The 290-metre (950 ft) vessel ran aground, starting taking in water and listing by 20 degrees, the local coast guard said.
Orders were given to abandon ship, said Deodato Ordona, a cabin steward on the Costa Concordia.
“We announced a general emergency and took passengers to muster stations,” he said.
“But it is hard to launch the lifeboats, so they moved to the right side of the ship, and they could launch.”
Elderly passengers were crying, said Deodato Ordona, adding that he and some others jumped into the sea and swam roughly 400 metres to reach land.
Rescued passengers are being accommodated in hotels, schools and a church on Giglio, a resort island 25km (18 miles) off Italy’s western coast.
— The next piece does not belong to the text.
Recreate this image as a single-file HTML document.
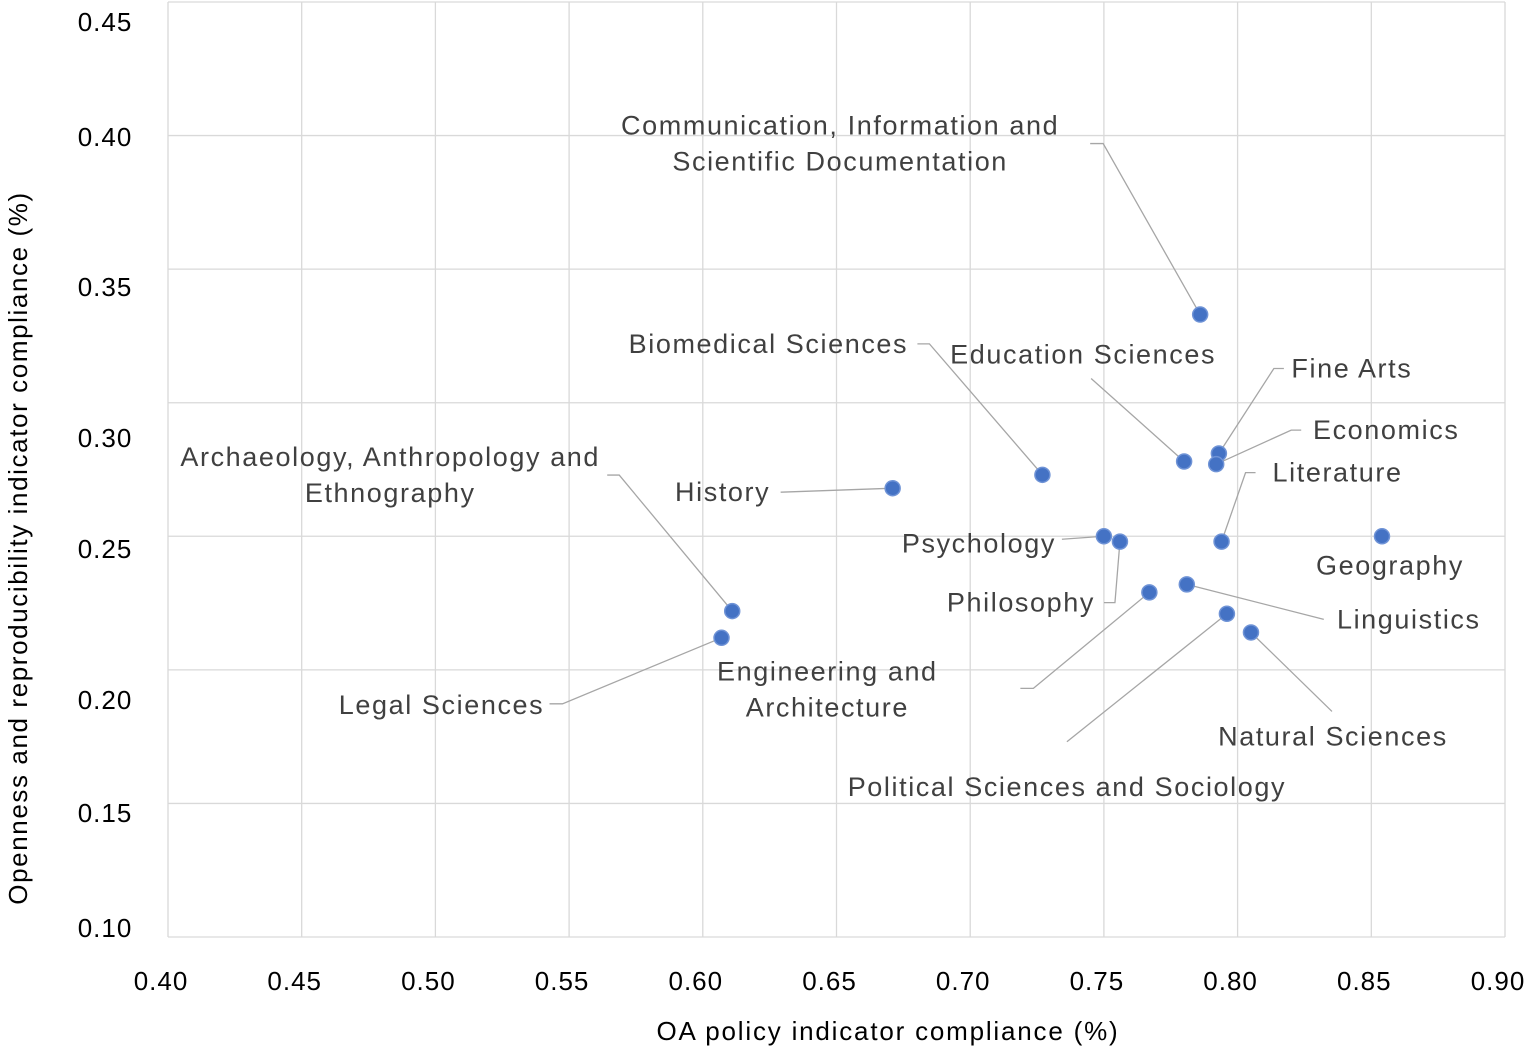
<!DOCTYPE html>
<html><head><meta charset="utf-8"><style>
html,body{margin:0;padding:0;background:#fff;}
svg{display:block;font-family:"Liberation Sans",Arial,sans-serif;}
</style></head><body>
<svg id="chart" width="1529" height="1047" viewBox="0 0 1529 1047"></svg>
<script>
const categories=["Communication, Information and|Scientific Documentation","Biomedical Sciences","Education Sciences","Fine Arts","Economics","History","Psychology","Philosophy","Literature","Geography","Linguistics","Engineering and|Architecture","Political Sciences and Sociology","Natural Sciences","Archaeology, Anthropology and|Ethnography","Legal Sciences"];
const xValues=[0.786,0.727,0.780,0.793,0.792,0.671,0.750,0.756,0.794,0.854,0.781,0.767,0.796,0.805,0.611,0.607];
const yValues=[0.333,0.273,0.278,0.281,0.277,0.268,0.250,0.248,0.248,0.250,0.232,0.229,0.221,0.214,0.222,0.212];
const xTicks=["0.40","0.45","0.50","0.55","0.60","0.65","0.70","0.75","0.80","0.85","0.90"];
const yTicks=["0.10","0.15","0.20","0.25","0.30","0.35","0.40","0.45"];
// label layout offsets (px, relative to point): [labelDx,labelDy,leader points...]
const labelLayout=[
 [-360,-171,[[-110,-171],[-97,-171]]],
 [-274,-131,[[-125,-131],[-113,-131]]],
 [-101,-107,[[-93,-83]]],
 [133,-85,[[65,-85],[55,-85]]],
 [170,-34,[[85,-34],[75,-34]]],
 [-170,4,[[-112,4]]],
 [-125,7,[[-42,3]]],
 [-99,61,[[-16,61],[-5,61]]],
 [116,-69,[[34,-69],[24,-69]]],
 [8,29,null],
 [222,35,[[137,35]]],
 [-322,97,[[-129,96],[-116,96]]],
 [-160,173,[[-160,128]]],
 [82,104,[[81,79]]],
 [-342,-136,[[-125,-136],[-113,-136]]],
 [-280,67,[[-172,66],[-159,66]]]
];
const X0=168,X1=1505,Y0=937,Y1=2;
const xs=v=>X0+(v-0.40)/0.50*(X1-X0);
const ys=v=>Y0-(v-0.10)/0.35*(Y0-Y1);
const NS="http://www.w3.org/2000/svg";
const svg=document.getElementById('chart');
function mk(t,a,p){const e=document.createElementNS(NS,t);for(const k in a)e.setAttribute(k,a[k]);(p||svg).appendChild(e);return e;}
xTicks.forEach((t,i)=>{const v=parseFloat(t);const x=xs(v);
 const g=mk('line',{x1:x,x2:x,y1:Y1,y2:Y0,stroke:'#d9d9d9','stroke-width':1.3});
 
 
 const tx=mk('text',{x:x-7,y:990,'text-anchor':'middle','font-size':26,'letter-spacing':1,fill:'#000'});tx.textContent=t;
 
 
});
const yLabelPos={"0.45":22,"0.40":137,"0.35":287,"0.30":438,"0.25":549,"0.20":700,"0.15":813,"0.10":928};
yTicks.forEach(t=>{const v=parseFloat(t);const y=ys(v);
 const g=mk('line',{x1:X0,x2:X1,y1:y,y2:y,stroke:'#d9d9d9','stroke-width':1.3});
 
 
 const tx=mk('text',{x:105,y:(yLabelPos[t]||y)+9,'text-anchor':'middle','font-size':26,'letter-spacing':1,fill:'#000'});tx.textContent=t;
 
 
});
categories.forEach((c,i)=>{
 const px=xs(xValues[i]),py=ys(yValues[i]);const L=labelLayout[i];
 if(L[2]){const pts=L[2].map(p=>(px+p[0])+','+(py+p[1])).concat([px+','+py]).join(' ');
  const pl=mk('polyline',{points:pts,fill:'none',stroke:'#a6a6a6','stroke-width':1.3});
  
  }
 const lines=c.split('|');
 const tx=mk('text',{'text-anchor':'middle','font-size':27,'letter-spacing':1.6,fill:'#404040'});
 
 
 const n=lines.length;
 lines.forEach((l,k)=>{const ts=mk('tspan',{x:px+L[0],y:py+L[1]+9+(k-(n-1)/2)*36},tx);ts.textContent=l;});
});
categories.forEach((c,i)=>{
 const p=mk('circle',{cx:xs(xValues[i]),cy:ys(yValues[i]),r:7.5,fill:'#4472c4',stroke:'#6f93d6','stroke-width':1.5});
 
 
});
const xt=mk('text',{x:888,y:1040,'text-anchor':'middle','font-size':26,'letter-spacing':1.8,fill:'#000'});xt.textContent='OA policy indicator compliance (%)';


const yt=mk('text',{x:0,y:0,'text-anchor':'middle','font-size':26,'letter-spacing':1.6,fill:'#000',transform:'translate(27,548) rotate(-90)'});yt.textContent='Openness and reproducibility indicator compliance (%)';


</script>
</body></html>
Searches are still going on for “possible missing people”, regional official Giuseppe Linardi told the Italian broadcaster RAI.
Coast guard official Francesco Paolillo, a local coast guard official, told the AFP news agency there was a a 30m hole in the ship but that it was too early to say what exactly had happened.
“We think this happened as a result of sailing too close to an obstacle like a reef,” he said.
Costa Crociera, the company which owns the ship, said it could not yet say what had caused the accident.
“The gradual listing of the ship made the evacuation extremely difficult,” a statement said. “The position of the ship, which is worsening, is making more difficult the last part of the evacuation.
“We’d like to express our deepest gratitude to the coastguard and other emergency services, including the authorities and citizens of the island of Giglio, who did their best in saving and helping the passengers and crew.”